The comic, originally posted on the site in April, shows Clinton wearing a shirt that says "No hot sauce no peace!" and holding a sign that says "(Expletive) the police."

"I ain't no ways tired of pandering to African Americans," she says in the cartoon.

The tweet was deleted later Monday.

In an interview on MSNBC, Burns initially defended the tweet, saying his decision to post the cartoon was born out of a frustration with African Americans voting against their own interests and politicians who "tap dance" for votes but disappear after taking office.

"I see African Americans in many cases – not every case – but in many cases are suffering throughout this country," he said. "En masse, we have been voting for the Democratic party – en masse – and yet, I think we have very little to show for it."

He referenced a photo purported to show Clinton standing beside her husband while in blackface years ago, although the photo has been widely debunked.

He apologized in an 11 minute-long video posted Monday night on Periscope.

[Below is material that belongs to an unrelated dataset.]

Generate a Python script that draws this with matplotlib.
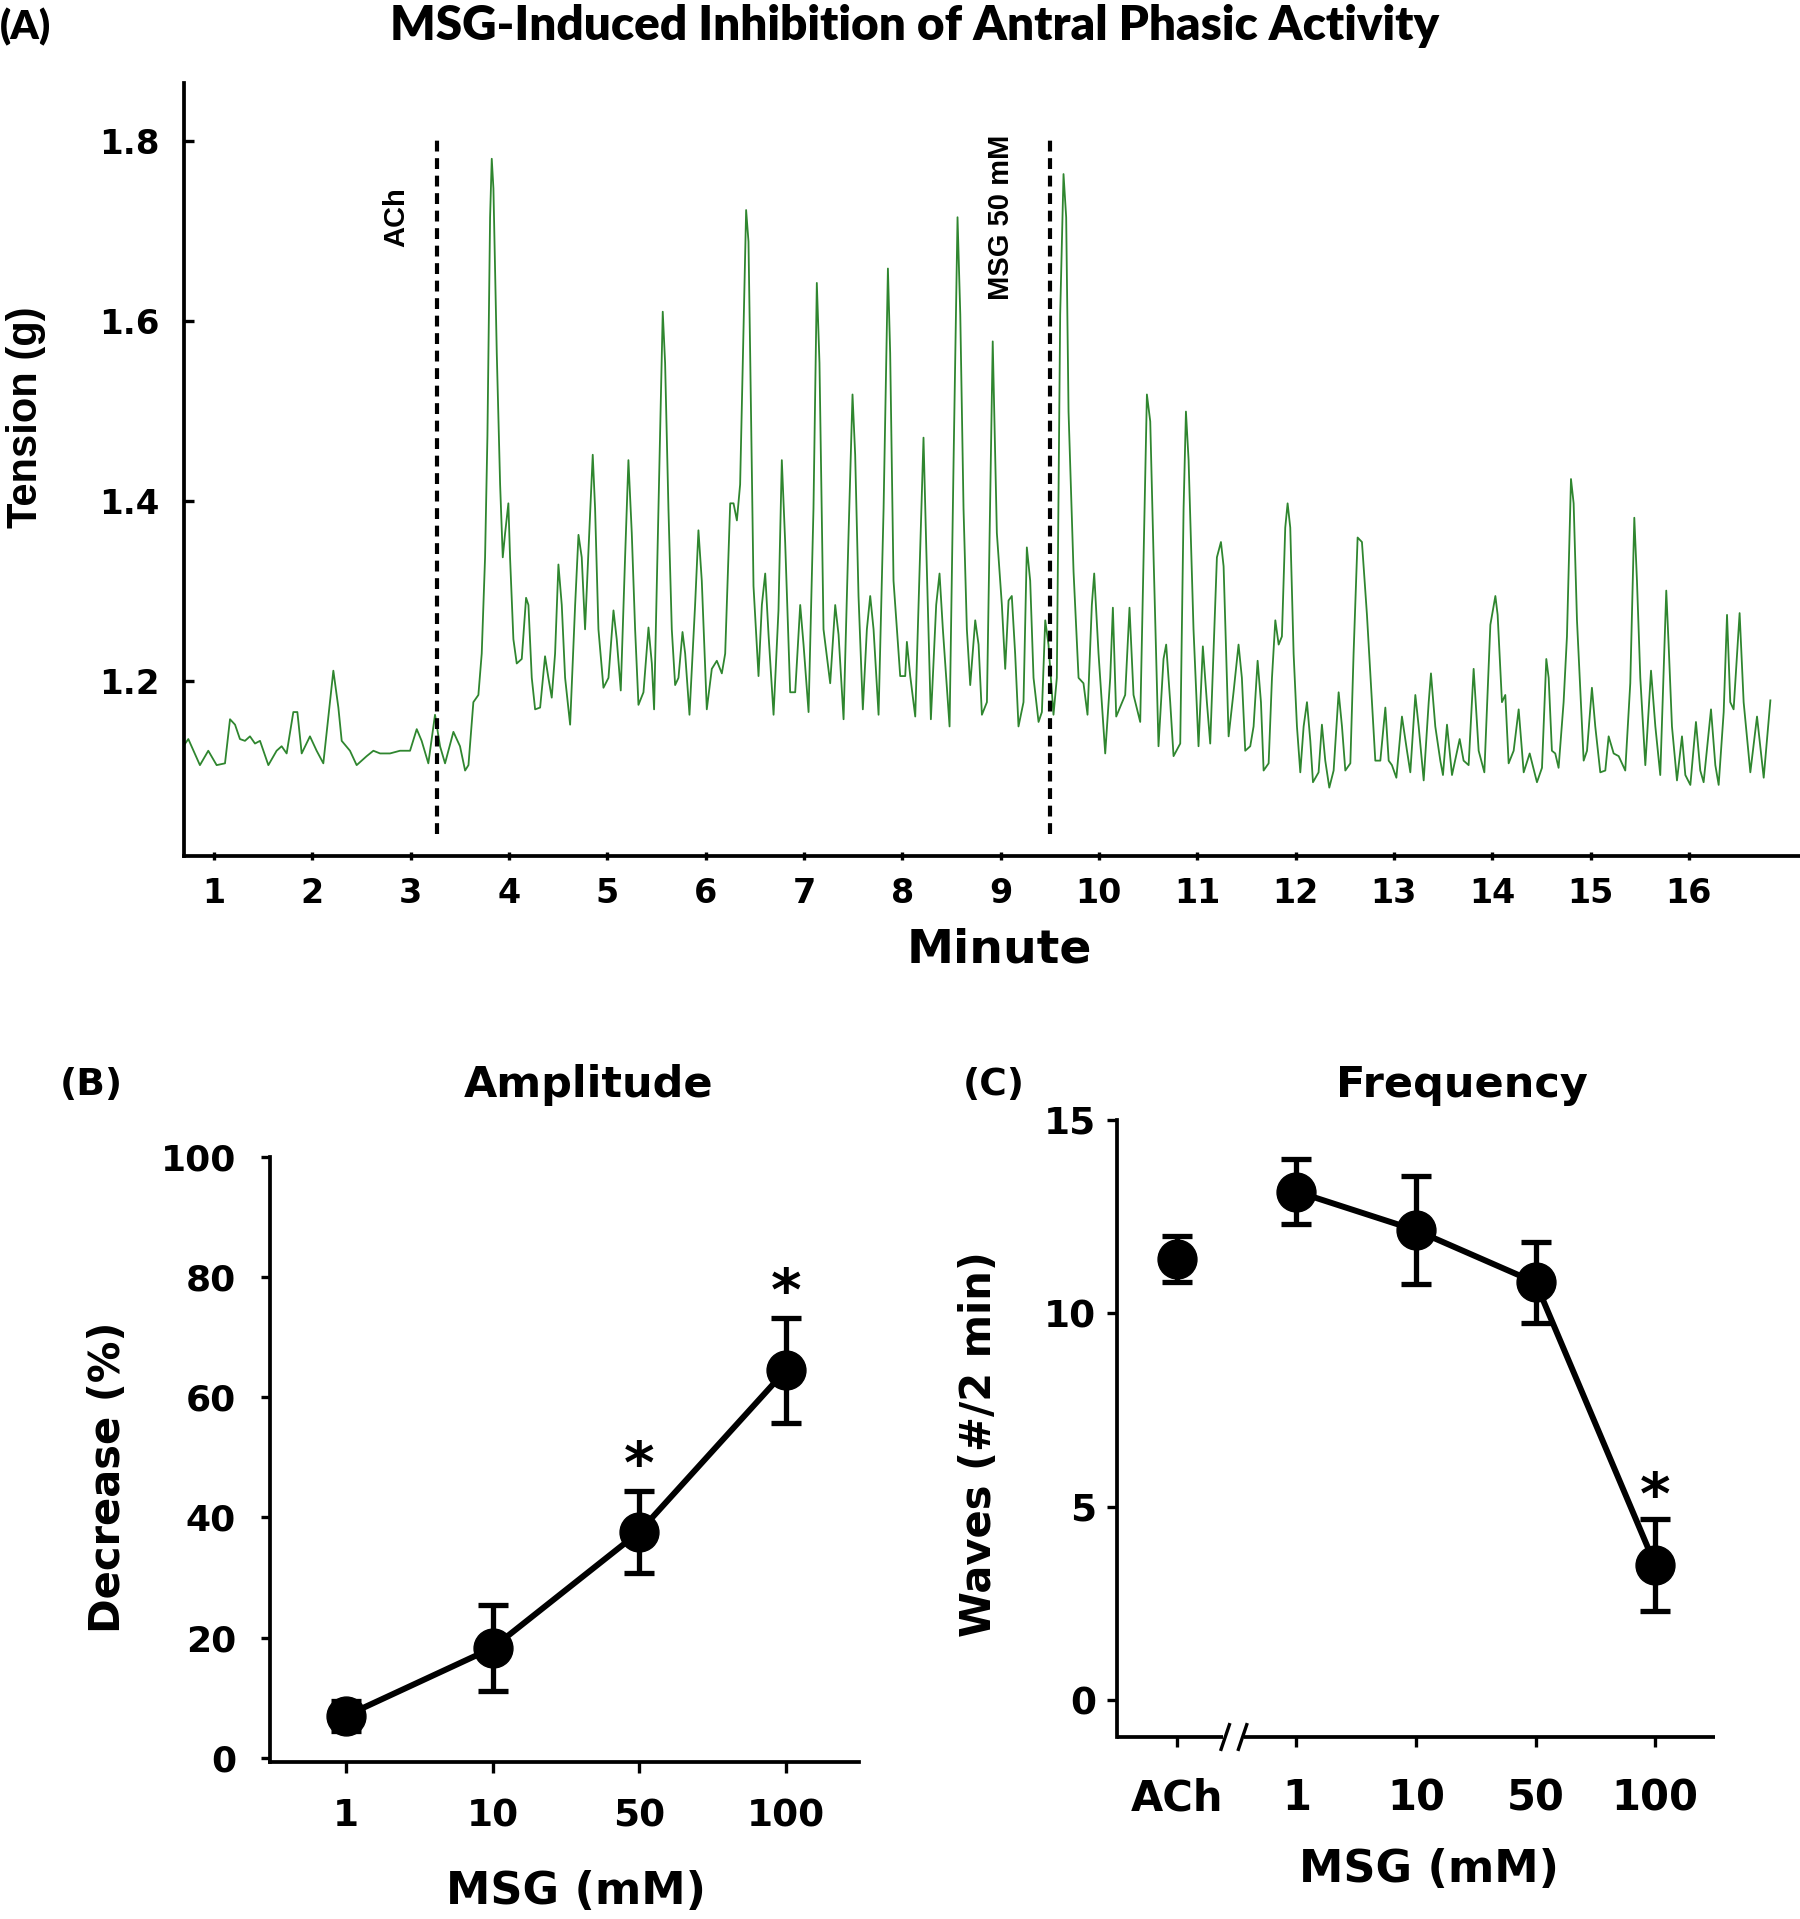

"It was not at all my intention to offer or to not offend anyone," Burns said. "I really am a shepherd to God's people, and the last thing I want to do is offend people."

He said he was instead aiming to shine a spotlight on pandering done by Democratic politicians.

"The last thing I want to do is to anger people," he said. "I really am a unifier. I know God has called me to bring people together so that they can see the good out of each and every one of us, and you can see the good out of every neighbor."